What the task requires:
Retype verbatim only the lines below, starting at the one that contains "Reproduce this chart" and ending at the one that contains "import * as". Pictures are excluded from the copy.

# start of Data lines

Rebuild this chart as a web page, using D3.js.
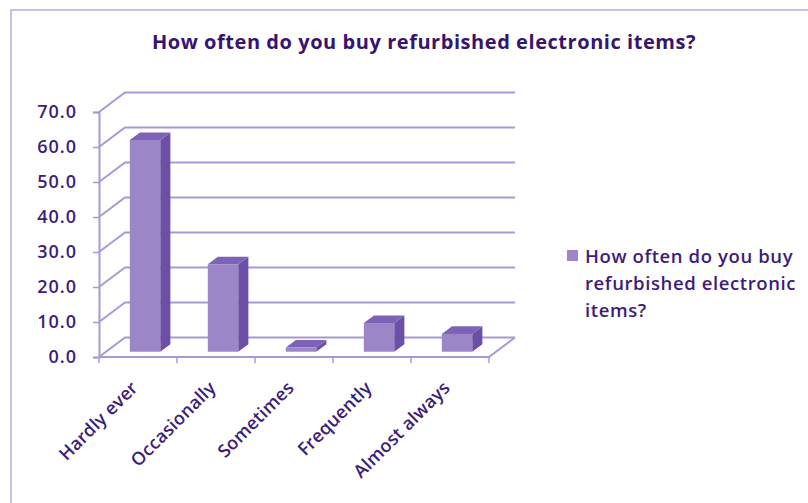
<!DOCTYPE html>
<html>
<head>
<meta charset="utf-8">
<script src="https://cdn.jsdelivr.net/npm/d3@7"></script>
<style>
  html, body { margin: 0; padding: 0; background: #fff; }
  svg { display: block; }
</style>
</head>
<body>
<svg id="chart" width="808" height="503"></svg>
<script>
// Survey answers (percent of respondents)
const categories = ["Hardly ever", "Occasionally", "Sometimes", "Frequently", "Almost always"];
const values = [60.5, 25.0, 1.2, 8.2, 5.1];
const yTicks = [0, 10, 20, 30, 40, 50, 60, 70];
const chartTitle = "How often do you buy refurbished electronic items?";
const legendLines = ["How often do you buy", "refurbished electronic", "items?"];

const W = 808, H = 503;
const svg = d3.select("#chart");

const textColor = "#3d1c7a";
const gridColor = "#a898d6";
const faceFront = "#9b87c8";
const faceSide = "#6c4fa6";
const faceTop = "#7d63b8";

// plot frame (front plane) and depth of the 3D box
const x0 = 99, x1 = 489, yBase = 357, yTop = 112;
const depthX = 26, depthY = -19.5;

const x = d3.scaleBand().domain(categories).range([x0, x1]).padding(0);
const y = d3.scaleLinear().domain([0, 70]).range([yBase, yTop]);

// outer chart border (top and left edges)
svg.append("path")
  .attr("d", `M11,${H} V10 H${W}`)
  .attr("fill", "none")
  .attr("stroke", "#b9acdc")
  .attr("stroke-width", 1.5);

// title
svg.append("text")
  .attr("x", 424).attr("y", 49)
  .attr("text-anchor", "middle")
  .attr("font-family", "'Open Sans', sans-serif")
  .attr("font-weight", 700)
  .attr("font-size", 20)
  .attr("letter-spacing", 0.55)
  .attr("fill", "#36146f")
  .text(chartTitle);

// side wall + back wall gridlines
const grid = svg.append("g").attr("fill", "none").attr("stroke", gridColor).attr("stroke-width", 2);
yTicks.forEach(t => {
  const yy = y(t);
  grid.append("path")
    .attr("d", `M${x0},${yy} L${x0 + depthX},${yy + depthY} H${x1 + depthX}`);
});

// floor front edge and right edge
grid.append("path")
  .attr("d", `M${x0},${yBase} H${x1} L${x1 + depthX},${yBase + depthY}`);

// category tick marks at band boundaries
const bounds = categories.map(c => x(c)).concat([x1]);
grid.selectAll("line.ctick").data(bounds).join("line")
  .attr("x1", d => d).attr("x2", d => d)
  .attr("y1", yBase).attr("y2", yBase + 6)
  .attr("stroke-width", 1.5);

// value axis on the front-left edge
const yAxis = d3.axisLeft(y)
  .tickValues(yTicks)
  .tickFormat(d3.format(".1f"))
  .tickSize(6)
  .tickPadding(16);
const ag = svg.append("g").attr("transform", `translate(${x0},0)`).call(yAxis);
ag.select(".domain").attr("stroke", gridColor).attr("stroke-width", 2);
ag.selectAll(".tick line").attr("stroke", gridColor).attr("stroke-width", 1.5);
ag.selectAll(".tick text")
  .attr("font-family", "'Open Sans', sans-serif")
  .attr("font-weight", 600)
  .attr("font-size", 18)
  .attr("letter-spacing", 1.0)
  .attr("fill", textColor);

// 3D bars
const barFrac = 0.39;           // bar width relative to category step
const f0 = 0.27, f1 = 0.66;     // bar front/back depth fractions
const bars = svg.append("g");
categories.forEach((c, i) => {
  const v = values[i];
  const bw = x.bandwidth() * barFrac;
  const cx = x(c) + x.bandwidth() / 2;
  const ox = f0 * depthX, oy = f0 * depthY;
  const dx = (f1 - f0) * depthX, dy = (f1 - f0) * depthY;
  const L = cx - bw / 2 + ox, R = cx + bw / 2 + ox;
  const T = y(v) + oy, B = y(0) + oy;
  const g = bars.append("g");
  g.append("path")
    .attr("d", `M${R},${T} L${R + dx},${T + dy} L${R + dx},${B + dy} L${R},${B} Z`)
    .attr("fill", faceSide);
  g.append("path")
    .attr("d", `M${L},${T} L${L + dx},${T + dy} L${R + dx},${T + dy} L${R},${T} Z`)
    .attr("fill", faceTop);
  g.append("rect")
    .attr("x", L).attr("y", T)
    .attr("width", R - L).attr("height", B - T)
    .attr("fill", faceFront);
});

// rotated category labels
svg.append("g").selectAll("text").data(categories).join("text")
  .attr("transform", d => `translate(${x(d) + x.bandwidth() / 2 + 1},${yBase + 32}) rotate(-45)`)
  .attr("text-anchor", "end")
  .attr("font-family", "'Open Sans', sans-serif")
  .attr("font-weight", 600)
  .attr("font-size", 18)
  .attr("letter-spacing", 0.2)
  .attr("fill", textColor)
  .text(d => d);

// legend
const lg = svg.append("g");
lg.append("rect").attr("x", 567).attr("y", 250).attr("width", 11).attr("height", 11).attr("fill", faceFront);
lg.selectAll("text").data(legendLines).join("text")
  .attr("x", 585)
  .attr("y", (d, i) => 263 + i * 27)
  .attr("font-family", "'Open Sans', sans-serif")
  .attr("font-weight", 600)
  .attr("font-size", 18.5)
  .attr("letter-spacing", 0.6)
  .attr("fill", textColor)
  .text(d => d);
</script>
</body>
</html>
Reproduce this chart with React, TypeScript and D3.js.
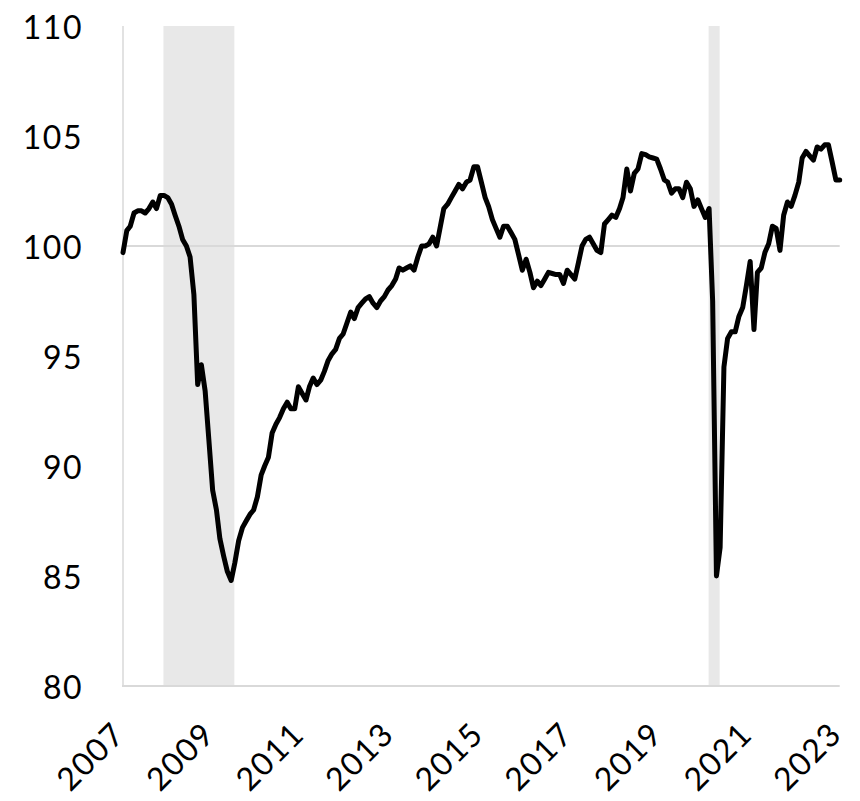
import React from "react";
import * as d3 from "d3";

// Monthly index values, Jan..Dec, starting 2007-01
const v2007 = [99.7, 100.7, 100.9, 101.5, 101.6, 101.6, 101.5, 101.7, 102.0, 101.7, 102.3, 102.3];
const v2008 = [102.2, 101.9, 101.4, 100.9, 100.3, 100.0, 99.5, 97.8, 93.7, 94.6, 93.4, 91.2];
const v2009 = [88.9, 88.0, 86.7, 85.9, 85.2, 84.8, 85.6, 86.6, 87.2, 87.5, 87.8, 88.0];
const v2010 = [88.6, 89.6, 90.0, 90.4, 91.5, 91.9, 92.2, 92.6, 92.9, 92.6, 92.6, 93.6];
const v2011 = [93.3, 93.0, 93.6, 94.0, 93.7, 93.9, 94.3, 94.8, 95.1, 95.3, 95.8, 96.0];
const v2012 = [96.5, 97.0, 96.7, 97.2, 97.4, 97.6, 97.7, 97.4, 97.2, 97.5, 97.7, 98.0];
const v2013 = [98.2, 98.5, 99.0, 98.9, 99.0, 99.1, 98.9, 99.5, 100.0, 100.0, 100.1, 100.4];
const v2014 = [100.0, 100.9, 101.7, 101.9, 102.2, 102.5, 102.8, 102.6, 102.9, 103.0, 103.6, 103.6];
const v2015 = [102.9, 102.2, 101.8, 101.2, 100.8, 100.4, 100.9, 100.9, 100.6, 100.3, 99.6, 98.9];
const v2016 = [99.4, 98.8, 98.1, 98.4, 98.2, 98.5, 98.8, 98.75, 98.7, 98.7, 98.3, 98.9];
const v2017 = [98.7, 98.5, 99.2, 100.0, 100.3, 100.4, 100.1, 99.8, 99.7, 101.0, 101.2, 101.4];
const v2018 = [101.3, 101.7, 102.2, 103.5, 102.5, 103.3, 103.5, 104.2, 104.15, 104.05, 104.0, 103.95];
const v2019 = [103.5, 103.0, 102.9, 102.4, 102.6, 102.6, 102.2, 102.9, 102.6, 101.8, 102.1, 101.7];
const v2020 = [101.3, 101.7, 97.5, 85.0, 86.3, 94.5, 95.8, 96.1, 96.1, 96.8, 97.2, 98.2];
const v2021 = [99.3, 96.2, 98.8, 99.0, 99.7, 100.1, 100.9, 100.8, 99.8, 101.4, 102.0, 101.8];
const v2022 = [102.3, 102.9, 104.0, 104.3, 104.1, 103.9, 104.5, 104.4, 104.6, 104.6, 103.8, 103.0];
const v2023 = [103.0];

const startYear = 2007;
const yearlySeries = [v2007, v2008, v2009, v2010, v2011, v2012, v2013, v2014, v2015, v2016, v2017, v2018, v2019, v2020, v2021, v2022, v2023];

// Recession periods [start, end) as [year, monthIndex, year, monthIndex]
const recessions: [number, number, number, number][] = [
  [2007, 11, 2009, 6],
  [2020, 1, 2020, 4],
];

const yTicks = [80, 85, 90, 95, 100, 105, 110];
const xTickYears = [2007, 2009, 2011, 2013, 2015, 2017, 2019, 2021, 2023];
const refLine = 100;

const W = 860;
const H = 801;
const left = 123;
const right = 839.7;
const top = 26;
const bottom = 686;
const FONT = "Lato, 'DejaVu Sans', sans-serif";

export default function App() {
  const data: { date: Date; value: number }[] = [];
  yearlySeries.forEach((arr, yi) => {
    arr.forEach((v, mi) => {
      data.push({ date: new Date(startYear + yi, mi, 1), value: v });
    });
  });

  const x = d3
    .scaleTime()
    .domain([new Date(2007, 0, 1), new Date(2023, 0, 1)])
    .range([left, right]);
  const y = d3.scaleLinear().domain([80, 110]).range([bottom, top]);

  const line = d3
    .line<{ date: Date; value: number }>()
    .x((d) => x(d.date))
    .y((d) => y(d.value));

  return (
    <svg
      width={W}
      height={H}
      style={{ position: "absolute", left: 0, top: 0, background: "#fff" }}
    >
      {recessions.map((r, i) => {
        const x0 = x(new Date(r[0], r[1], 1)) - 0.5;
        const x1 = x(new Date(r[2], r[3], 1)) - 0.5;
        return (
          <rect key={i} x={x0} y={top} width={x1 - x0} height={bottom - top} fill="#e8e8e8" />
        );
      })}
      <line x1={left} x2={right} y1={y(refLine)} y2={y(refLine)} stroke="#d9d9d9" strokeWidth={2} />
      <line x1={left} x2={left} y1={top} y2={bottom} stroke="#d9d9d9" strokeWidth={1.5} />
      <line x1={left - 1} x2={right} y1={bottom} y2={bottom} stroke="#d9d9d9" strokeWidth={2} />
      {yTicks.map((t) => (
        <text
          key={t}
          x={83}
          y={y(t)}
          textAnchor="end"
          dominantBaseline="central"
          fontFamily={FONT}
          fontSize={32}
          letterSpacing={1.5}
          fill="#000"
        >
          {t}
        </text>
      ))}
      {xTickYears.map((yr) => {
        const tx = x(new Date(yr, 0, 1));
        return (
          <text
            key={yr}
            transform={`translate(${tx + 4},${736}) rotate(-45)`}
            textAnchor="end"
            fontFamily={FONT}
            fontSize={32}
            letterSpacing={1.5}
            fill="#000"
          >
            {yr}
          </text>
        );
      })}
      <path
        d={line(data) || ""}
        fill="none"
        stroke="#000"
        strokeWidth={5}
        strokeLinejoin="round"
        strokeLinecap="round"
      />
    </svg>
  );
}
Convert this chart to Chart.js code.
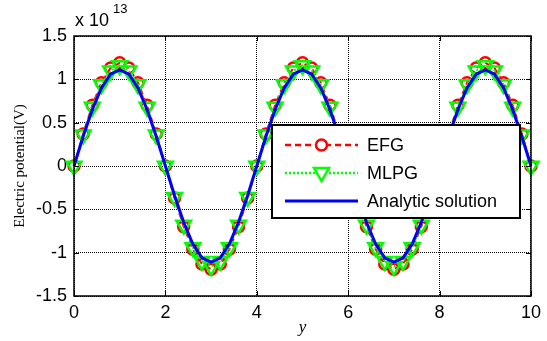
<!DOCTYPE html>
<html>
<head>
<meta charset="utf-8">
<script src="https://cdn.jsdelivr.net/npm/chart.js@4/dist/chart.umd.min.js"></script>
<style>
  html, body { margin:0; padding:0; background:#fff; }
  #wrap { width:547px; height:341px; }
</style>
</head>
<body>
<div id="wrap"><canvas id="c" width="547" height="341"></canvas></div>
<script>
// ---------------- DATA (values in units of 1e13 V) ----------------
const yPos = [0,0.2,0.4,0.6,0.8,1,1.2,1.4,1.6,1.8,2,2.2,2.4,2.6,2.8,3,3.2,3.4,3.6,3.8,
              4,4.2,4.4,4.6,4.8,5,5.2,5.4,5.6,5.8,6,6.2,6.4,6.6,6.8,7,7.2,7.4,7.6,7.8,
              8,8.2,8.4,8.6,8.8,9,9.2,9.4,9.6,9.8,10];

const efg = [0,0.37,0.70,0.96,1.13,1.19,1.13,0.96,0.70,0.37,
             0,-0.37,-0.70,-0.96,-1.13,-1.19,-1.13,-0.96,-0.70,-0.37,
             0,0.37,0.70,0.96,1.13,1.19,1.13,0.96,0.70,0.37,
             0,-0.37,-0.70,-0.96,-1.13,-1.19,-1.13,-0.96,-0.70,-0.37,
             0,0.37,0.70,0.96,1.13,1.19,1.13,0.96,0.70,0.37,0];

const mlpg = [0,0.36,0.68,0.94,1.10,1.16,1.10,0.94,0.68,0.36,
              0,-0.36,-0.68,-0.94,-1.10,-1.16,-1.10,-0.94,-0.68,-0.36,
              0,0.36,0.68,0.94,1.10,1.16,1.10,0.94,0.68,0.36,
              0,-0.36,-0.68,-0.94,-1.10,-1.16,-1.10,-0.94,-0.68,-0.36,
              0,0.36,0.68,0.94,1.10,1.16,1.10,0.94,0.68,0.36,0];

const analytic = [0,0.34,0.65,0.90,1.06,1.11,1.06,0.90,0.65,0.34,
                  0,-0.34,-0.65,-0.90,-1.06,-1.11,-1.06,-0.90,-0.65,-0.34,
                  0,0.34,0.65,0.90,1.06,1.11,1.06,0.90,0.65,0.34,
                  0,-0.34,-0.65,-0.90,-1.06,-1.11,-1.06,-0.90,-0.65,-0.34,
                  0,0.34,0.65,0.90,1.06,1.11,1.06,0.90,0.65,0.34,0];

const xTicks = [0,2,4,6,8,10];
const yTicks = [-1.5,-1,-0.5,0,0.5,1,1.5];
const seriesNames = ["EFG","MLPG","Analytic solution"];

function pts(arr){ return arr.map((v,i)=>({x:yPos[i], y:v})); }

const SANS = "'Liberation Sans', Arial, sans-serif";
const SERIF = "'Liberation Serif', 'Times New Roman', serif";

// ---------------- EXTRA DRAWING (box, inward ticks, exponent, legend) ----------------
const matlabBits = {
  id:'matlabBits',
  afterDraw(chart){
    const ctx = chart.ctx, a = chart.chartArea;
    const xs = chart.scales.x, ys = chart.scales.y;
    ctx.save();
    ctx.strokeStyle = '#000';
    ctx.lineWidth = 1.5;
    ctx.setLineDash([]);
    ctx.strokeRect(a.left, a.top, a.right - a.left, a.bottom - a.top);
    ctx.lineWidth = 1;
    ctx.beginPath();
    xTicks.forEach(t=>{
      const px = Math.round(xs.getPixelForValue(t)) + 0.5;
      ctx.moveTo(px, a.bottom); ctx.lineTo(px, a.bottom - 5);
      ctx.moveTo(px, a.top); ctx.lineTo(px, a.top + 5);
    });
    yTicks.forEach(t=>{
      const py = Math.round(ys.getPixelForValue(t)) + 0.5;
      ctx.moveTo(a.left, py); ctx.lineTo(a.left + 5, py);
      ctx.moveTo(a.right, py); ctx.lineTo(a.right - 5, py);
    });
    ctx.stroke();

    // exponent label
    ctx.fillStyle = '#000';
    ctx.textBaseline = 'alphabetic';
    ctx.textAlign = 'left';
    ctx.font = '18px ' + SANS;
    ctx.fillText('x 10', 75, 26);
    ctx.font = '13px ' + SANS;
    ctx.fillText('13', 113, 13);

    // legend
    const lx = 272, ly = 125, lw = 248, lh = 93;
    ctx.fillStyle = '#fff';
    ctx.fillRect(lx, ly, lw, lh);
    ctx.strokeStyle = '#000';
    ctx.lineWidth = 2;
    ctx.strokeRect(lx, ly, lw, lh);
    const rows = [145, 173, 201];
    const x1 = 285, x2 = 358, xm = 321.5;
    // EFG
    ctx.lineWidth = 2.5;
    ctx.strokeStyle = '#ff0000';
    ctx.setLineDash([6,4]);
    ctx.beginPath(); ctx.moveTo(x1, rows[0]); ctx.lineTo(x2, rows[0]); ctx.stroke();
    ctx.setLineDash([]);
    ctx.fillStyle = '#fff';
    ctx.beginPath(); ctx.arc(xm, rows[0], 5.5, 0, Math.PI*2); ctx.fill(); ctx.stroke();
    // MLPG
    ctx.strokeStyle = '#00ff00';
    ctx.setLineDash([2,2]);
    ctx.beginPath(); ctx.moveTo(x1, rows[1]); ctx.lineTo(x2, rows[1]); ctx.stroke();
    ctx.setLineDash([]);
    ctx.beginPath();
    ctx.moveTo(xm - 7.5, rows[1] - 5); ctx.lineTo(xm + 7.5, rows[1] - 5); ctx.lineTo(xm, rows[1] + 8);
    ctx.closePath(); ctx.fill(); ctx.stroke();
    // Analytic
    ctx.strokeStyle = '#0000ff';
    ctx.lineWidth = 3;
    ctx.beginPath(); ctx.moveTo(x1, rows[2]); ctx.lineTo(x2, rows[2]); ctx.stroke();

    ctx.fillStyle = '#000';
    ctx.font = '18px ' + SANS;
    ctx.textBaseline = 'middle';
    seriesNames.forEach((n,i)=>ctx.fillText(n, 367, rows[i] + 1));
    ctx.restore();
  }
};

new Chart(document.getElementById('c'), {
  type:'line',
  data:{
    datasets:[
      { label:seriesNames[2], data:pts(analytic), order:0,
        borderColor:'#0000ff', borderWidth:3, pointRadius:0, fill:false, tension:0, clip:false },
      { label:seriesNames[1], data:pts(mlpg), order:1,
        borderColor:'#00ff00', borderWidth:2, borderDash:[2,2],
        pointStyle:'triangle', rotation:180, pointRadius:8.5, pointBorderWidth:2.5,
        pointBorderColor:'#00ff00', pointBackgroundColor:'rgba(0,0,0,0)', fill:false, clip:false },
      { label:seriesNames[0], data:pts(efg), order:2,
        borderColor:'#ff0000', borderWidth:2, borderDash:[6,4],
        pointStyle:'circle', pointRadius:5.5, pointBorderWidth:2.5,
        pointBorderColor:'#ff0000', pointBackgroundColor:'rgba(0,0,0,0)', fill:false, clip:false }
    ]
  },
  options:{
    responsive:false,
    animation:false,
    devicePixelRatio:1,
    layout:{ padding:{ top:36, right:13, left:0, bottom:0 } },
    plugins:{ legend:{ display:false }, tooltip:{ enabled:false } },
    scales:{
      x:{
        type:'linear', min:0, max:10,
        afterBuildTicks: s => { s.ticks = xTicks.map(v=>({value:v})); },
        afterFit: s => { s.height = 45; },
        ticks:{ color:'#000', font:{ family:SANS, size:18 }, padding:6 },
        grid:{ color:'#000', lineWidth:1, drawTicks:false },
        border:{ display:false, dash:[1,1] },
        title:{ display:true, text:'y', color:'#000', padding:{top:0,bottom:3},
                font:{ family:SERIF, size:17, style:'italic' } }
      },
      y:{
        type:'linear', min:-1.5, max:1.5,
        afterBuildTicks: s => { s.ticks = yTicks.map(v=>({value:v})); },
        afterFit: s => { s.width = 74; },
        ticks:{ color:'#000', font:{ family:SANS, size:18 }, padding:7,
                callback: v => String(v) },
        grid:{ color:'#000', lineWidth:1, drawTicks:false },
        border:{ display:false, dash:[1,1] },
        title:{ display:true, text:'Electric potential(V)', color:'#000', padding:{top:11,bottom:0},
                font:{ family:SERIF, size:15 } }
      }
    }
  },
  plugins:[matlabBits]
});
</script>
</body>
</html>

# end of Data lines

Task response:
Reproduce this chart with React, TypeScript and D3.js.
import React from "react";
import * as d3 from "d3";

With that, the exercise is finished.